Одного в них не было: созерцательности и покоя. А ведь они об этом только и хлопотали, только об этом и вещали.
Я, конечно, не так представлял себе художников. Я представлял их по-платоновски: как опасных и неуправляемых бестий, которые своими вымыслами и соблазнительными образами совращают невинные души молодёжи и вселяют в них неоправданные надежды, зовут граждан к разрушительным наслаждениям. Я представлял художников как одержимых видениями вдохновенных маньяков, которые своими творениями и самим своим существованием угрожают спокойствию государства, деревни или полиса…
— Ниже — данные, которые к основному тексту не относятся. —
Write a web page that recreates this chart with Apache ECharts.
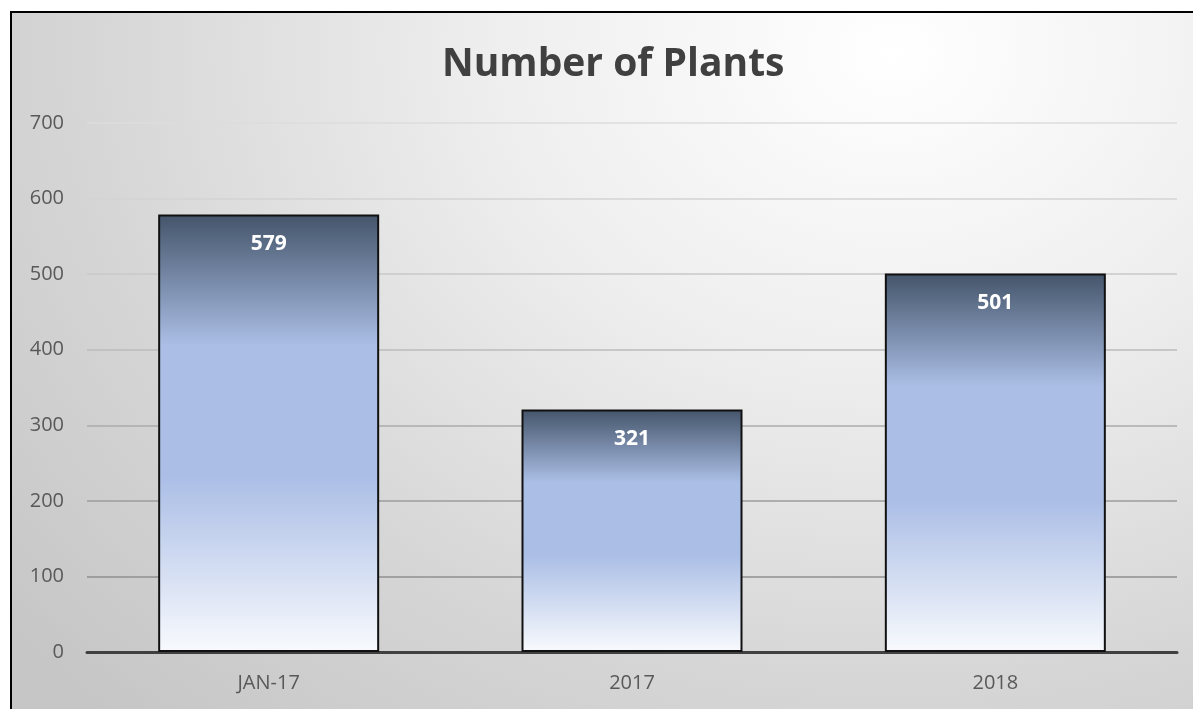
<!DOCTYPE html>
<html>
<head>
<meta charset="utf-8">
<script src="https://cdn.jsdelivr.net/npm/echarts@6/dist/echarts.min.js"></script>
<style>
  html, body { margin: 0; padding: 0; width: 1193px; height: 709px; overflow: hidden; background: #ffffff; }
  #frame {
    position: absolute; left: 10px; top: 11px; width: 1200px; height: 720px;
    border-left: 2px solid #000; border-top: 2px solid #000;
    background: radial-gradient(ellipse 1150px 900px at 880px 40px, #ffffff 0%, #eeeeee 35%, #d6d6d6 70%, #c6c6c6 100%);
  }
  #chart { position: absolute; left: 0; top: 0; width: 1193px; height: 709px; }
</style>
</head>
<body>
<div id="frame"></div>
<div id="chart"></div>
<script>
const categories = ['JAN-17', '2017', '2018'];
const plantCounts = [579, 321, 501];
const yTicks = [0, 100, 200, 300, 400, 500, 600, 700];
const chartTitle = 'Number of Plants';

const chart = echarts.init(document.getElementById('chart'), null, { renderer: 'canvas' });
const barGradient = new echarts.graphic.LinearGradient(0, 0, 0, 1, [
  { offset: 0, color: '#44546a' },
  { offset: 0.30, color: '#abbfe6' },
  { offset: 0.60, color: '#abbee6' },
  { offset: 1, color: '#f8fafd' }
]);
chart.setOption({
  backgroundColor: 'transparent',
  animation: false,
  title: {
    text: chartTitle,
    left: 437,
    top: 40,
    textStyle: { fontFamily: 'Open Sans', fontWeight: 'bold', fontSize: 39, color: '#404040' }
  },
  grid: { left: 87, right: 16, top: 123, bottom: 57 },
  xAxis: {
    type: 'category',
    data: categories,
    axisLine: { show: true, lineStyle: { color: '#404040', width: 3 } },
    axisTick: { show: false },
    axisLabel: { fontFamily: 'Open Sans', fontSize: 20, color: '#595959', margin: 21 }
  },
  yAxis: {
    type: 'value',
    min: yTicks[0],
    max: yTicks[yTicks.length - 1],
    interval: 100,
    axisLine: { show: false },
    axisTick: { show: false },
    axisLabel: { fontFamily: 'Open Sans', fontSize: 20, color: '#595959', margin: 23 },
    splitLine: {
      show: true,
      lineStyle: {
        width: 1.5,
        color: ['#888888', '#8f8f8f', '#9c9c9c', '#ababab', '#bbbbbb', '#c8c8c8', '#d3d3d3', '#dddddd']
      }
    }
  },
  series: [{
    type: 'bar',
    data: plantCounts,
    barWidth: 221,
    itemStyle: { color: barGradient, borderColor: '#111111', borderWidth: 2 },
    label: {
      show: true,
      position: 'insideTop',
      distance: 19,
      fontFamily: 'Open Sans',
      fontWeight: 'bold',
      fontSize: 21,
      color: '#ffffff'
    }
  }]
});
</script>
</body>
</html>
Или я представлял себе художников по-архилоховски: как одиноких, натыкающихся друг на друга воинов, разгуливающих со своими копьями и вечно с этими копьями беседующих, шепчущихся, сочиняющих стихи, жёсткие и грозные, как каменья, но также нежные и сладостные, как соболиные шкурки, и понимающих своё искусство как часть военной игры во имя справедливости и свободы, а заодно и как вызов всему немощному и лицемерному…
Или я понимал художников по-бенвенуточеллиниевски: как мастеров, изощрившихся в своём ремесле, а затем это ремесло презревших ради приключений и опасных авантюр, которые сопровождаются припадками гнева и вспышками холодного безумия, что, разумеется, чревато самыми непредсказуемыми последствиями…
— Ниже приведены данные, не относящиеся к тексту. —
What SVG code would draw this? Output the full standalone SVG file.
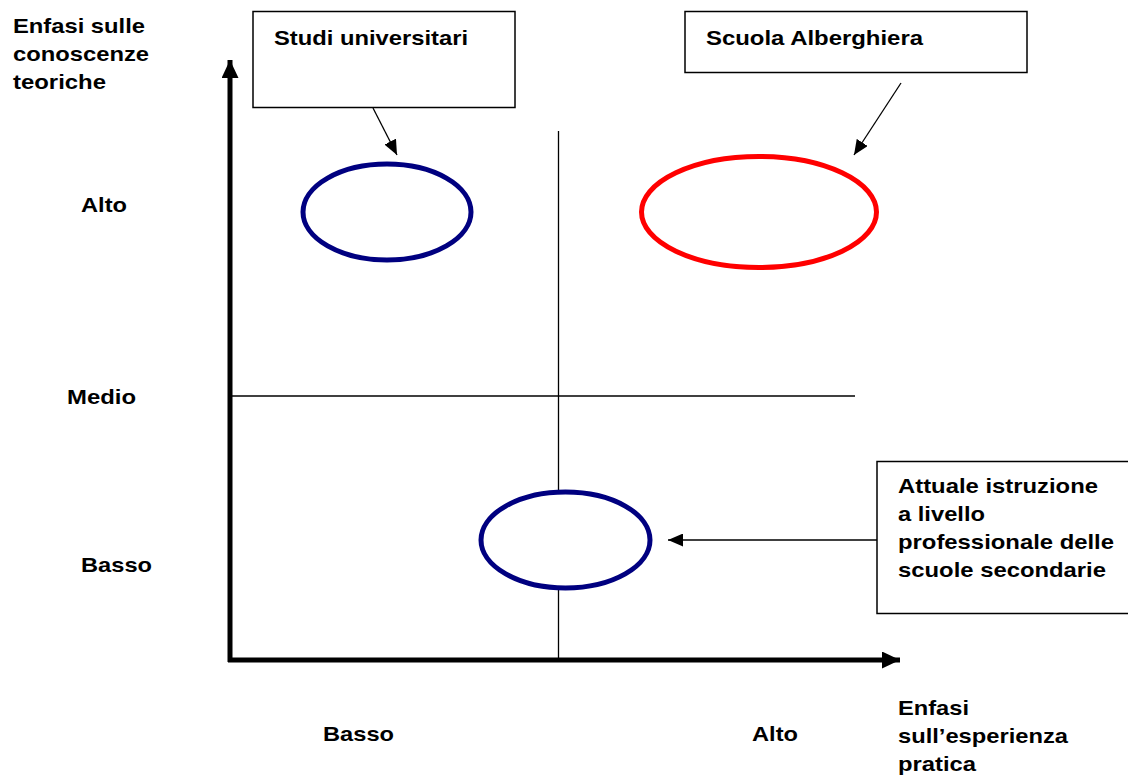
<svg xmlns="http://www.w3.org/2000/svg" width="1128" height="775" viewBox="0 0 1128 775">
<style>
.t{font-family:"Liberation Sans",Arial,sans-serif;font-weight:bold;font-size:21px;fill:#000}
.box{fill:#fff;stroke:#000;stroke-width:1.5}
.ax{stroke:#000;stroke-width:5;fill:none}
.thin{stroke:#000;stroke-width:1.3;fill:none}
.eb{fill:#fff;stroke:#000080;stroke-width:5}
.er{fill:#fff;stroke:#ff0000;stroke-width:5}
</style>
<defs>
<marker id="ah" markerUnits="userSpaceOnUse" markerWidth="15" markerHeight="13" refX="15" refY="6.5" orient="auto"><path d="M0,0 L15,6.5 L0,13 z" fill="#000"/></marker>
<marker id="axh" markerUnits="userSpaceOnUse" markerWidth="18" markerHeight="17" refX="18" refY="8.5" orient="auto"><path d="M0,0 L18,8.5 L0,17 z" fill="#000"/></marker>
</defs>
<rect width="1128" height="775" fill="#fff"/>
<g id="axes">
<line class="ax" x1="230" y1="662" x2="230" y2="60" marker-end="url(#axh)"/>
<line class="ax" x1="228" y1="660" x2="900" y2="660" marker-end="url(#axh)"/>
<line class="thin" x1="558.5" y1="131" x2="558.5" y2="658"/>
<line class="thin" x1="232" y1="396" x2="855" y2="396"/>
</g>
<g id="y-title">
<text class="t" x="13" y="33" textLength="132" lengthAdjust="spacingAndGlyphs">Enfasi sulle</text>
<text class="t" x="13" y="61" textLength="136" lengthAdjust="spacingAndGlyphs">conoscenze</text>
<text class="t" x="13" y="89" textLength="93" lengthAdjust="spacingAndGlyphs">teoriche</text>
</g>
<g id="y-labels">
<text class="t" x="81" y="212" textLength="46" lengthAdjust="spacingAndGlyphs">Alto</text>
<text class="t" x="67" y="404" textLength="69" lengthAdjust="spacingAndGlyphs">Medio</text>
<text class="t" x="81" y="572" textLength="71" lengthAdjust="spacingAndGlyphs">Basso</text>
</g>
<g id="x-labels">
<text class="t" x="323" y="741" textLength="71" lengthAdjust="spacingAndGlyphs">Basso</text>
<text class="t" x="752" y="741" textLength="46" lengthAdjust="spacingAndGlyphs">Alto</text>
</g>
<g id="x-title">
<text class="t" x="898" y="715" textLength="71" lengthAdjust="spacingAndGlyphs">Enfasi</text>
<text class="t" x="898" y="743" textLength="170" lengthAdjust="spacingAndGlyphs">sull’esperienza</text>
<text class="t" x="898" y="771" textLength="78" lengthAdjust="spacingAndGlyphs">pratica</text>
</g>
<g id="box-studi">
<rect class="box" x="253" y="11.5" width="262" height="96"/>
<text class="t" x="274" y="45" textLength="194" lengthAdjust="spacingAndGlyphs">Studi universitari</text>
</g>
<g id="box-scuola">
<rect class="box" x="685" y="11.5" width="342" height="61"/>
<text class="t" x="706" y="45" textLength="217" lengthAdjust="spacingAndGlyphs">Scuola Alberghiera</text>
</g>
<g id="box-attuale">
<rect class="box" x="877" y="461.5" width="260" height="152"/>
<text class="t" x="898" y="493" textLength="200" lengthAdjust="spacingAndGlyphs">Attuale istruzione</text>
<text class="t" x="898" y="521" textLength="87" lengthAdjust="spacingAndGlyphs">a livello</text>
<text class="t" x="898" y="549" textLength="216" lengthAdjust="spacingAndGlyphs">professionale delle</text>
<text class="t" x="898" y="577" textLength="208" lengthAdjust="spacingAndGlyphs">scuole secondarie</text>
</g>
<g id="ellipse-studi"><ellipse class="eb" cx="387" cy="212" rx="84" ry="48"/></g>
<g id="ellipse-scuola"><ellipse class="er" cx="759" cy="212" rx="117.5" ry="55.5"/></g>
<g id="ellipse-attuale"><ellipse class="eb" cx="565.5" cy="540" rx="84.5" ry="48"/></g>
<g id="connectors">
<line class="thin" x1="373" y1="108" x2="397" y2="155" marker-end="url(#ah)"/>
<line class="thin" x1="901" y1="83" x2="854" y2="155" marker-end="url(#ah)"/>
<line class="thin" x1="877" y1="540" x2="668" y2="540" marker-end="url(#ah)"/>
</g>
</svg>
Или я представлял художников по-караваджовски: как плебеев, которые не терпят и малейшего унижения и свирепеют от любого покушения на их независимость, которые полагаются только на самих себя и не доверяют даже земле под своими ногами, ибо знают, что землетрясения – это отнюдь не какой-то там гнев божий, а свойство природы и материи, и презирают всяческие суеверия, досужие байки и интриги знати, а также и ложные приличия, и готовы пойти на край света и рисковать своей жизнью, обороняя свои утехи и позиции, удовольствия и принципы…
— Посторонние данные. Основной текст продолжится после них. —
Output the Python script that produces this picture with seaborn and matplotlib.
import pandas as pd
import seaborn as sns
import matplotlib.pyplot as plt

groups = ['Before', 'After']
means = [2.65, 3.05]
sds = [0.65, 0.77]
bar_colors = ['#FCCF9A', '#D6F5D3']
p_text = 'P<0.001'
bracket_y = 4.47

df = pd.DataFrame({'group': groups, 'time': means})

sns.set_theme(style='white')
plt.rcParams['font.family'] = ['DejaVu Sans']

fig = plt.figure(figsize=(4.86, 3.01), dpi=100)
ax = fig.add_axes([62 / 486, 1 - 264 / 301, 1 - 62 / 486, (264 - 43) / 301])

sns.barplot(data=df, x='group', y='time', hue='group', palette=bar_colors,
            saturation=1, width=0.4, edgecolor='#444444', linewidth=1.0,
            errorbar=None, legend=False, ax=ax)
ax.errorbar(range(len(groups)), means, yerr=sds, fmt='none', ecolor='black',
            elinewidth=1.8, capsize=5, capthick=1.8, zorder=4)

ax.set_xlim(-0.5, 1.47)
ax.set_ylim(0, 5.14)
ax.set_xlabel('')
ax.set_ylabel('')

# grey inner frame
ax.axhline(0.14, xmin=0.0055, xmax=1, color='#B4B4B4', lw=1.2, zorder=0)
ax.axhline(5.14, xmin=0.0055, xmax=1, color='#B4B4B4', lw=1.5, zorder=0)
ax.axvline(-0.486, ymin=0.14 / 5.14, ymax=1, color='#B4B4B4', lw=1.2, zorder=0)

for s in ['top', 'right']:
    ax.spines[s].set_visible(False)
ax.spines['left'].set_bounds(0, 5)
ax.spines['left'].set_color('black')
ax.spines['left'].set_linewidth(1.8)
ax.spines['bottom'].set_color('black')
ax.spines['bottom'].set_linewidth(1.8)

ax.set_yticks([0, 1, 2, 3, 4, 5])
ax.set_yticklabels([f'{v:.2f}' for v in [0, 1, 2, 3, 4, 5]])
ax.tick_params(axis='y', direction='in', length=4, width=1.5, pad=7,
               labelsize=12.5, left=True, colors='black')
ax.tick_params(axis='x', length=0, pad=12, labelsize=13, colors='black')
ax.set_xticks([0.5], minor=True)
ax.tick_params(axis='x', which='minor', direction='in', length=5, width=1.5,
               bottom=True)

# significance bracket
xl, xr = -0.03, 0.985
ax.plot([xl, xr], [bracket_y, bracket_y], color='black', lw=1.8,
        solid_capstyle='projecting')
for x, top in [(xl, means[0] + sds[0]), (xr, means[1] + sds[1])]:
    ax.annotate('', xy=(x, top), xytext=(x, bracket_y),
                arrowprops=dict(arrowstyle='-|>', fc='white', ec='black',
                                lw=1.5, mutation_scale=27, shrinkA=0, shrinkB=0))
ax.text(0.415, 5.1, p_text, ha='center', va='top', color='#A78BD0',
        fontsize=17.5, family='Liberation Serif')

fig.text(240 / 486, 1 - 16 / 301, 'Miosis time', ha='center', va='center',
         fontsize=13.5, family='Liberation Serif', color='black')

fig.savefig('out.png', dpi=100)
Или я представлял художников по-вильямблейковски: как гордых и ласковых изгоев, которые разочаровались в своих продажных и мелких коллегах (и вообще в своих злобных и тупых современниках), и предпочли одиночество и изоляцию, но которые всё же сумели вопреки всем невзгодам сохранить душевную чистоту, детскую непосредственность и верность высокому искусству, и завоевали благодаря своей твёрдости любовь и верность нежной подруги, с которой они проводят дни в бедности, зато и в радости, даже в блаженстве!..
Или я представлял себе художников по-вангоговски: как отчаянную, но благословенную попытку единения заброшенного в мир существа с окружающими его природными и космическими силами – как любовное объятие бродяги с миром: с его звёздами, кипарисами, ирисами, человеческими тварями, полями, травами, подсолнухами, солнцами, ветрами, цикадами и черепичными домиками…
Или я представлял себе художников по-модильяниевски: как нищий праздник молодости и любовного желания в парижской мастерской – праздник с бутылкой вина, ковригой хлеба и прекрасной обнажённой женщиной, чьи бёдра ждут твоего прикосновения, и чьи продрогшие члены тянутся после сеанса живописи к тебе, и ты падаешь с ней в холодную, нечистую, богемную постель – и согреваешься, и забываешь обо всех невзгодах, о холоде и о голоде, и трепещешь, и переполняешься горячим блаженством…
Или я представлял себе художника по-китайски: как маленького тихого человечка, с куском бумаги, кистью и бутылочкой туши, который уходит ранним утром из населённого пункта – как можно дальше, чтобы не слышать ни лай собак, ни скрип телег, – и удаляется, растворяется в холмистом пейзаже, а потом вдруг обретается у подножия зелёной каменистой горы, и двумя-тремя ударами кисти ухитряется передать всю красоту, всю сущность этой чудесной горы, а заодно и бездонного неба вокруг, так что кузнечики, жуки и бабочки слетаются и сбегаются, чтобы посмотреть на эти невиданные пятна и линии, а художник всё улыбается, улыбается, и смотрит на гору, на небо, на бабочку, и забывает вдруг о себе и своей работе, и отдаётся чистому и бескорыстному созерцанию, и сам становится этой бабочкой, и улетает на хрупких крыльях неизвестно куда, неизвестно зачем…
Однако ничего из всего этого я не нашёл на собраниях стерлиговцев, и потому я в скором времени перестал их посещать.
Гимн
В ленинградском пединституте имени Герцена слушал я взволнованные, но строгие речи С.С. Аверинцева.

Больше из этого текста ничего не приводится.